Furthermore, statistical process control (SPC) charts are now used to monitor key variables like pouring temperature, mold hardness, and resin content. Control limits are set based on historical data where casting defects were minimal. This proactive monitoring helps maintain process stability and prevents the recurrence of known casting defects.
Conclusion and Impact
The systematic identification and resolution of casting defects in large dredge pump impellers have been a transformative journey for our manufacturing operations.
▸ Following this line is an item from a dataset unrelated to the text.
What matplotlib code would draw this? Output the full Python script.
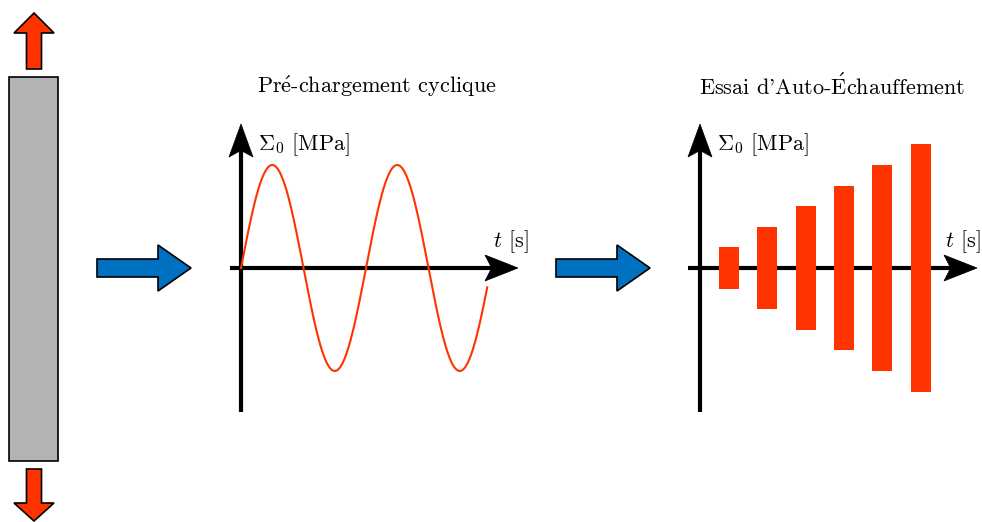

By delving into the root causes—be it thermal dynamics, gas evolution, mold integrity, or process control—and implementing targeted engineering solutions, we have turned a challenge into a competitive advantage. The consistent application of strategies like exothermic risers, chromite sand chills, ceramic gating, controlled pouring, extended mold holding, and rigorous dimensional management has not only pushed the product qualification rate above 90% but also enhanced the performance and durability of our pumps in the field. This focus on eliminating casting defects has strengthened our market position, increased customer trust, and contributed significantly to the economic and operational goals of our company. The battle against casting defects is continuous, but with a solid foundation in theory and practice, we are well-equipped to advance the quality and reliability of large dredge pump impellers.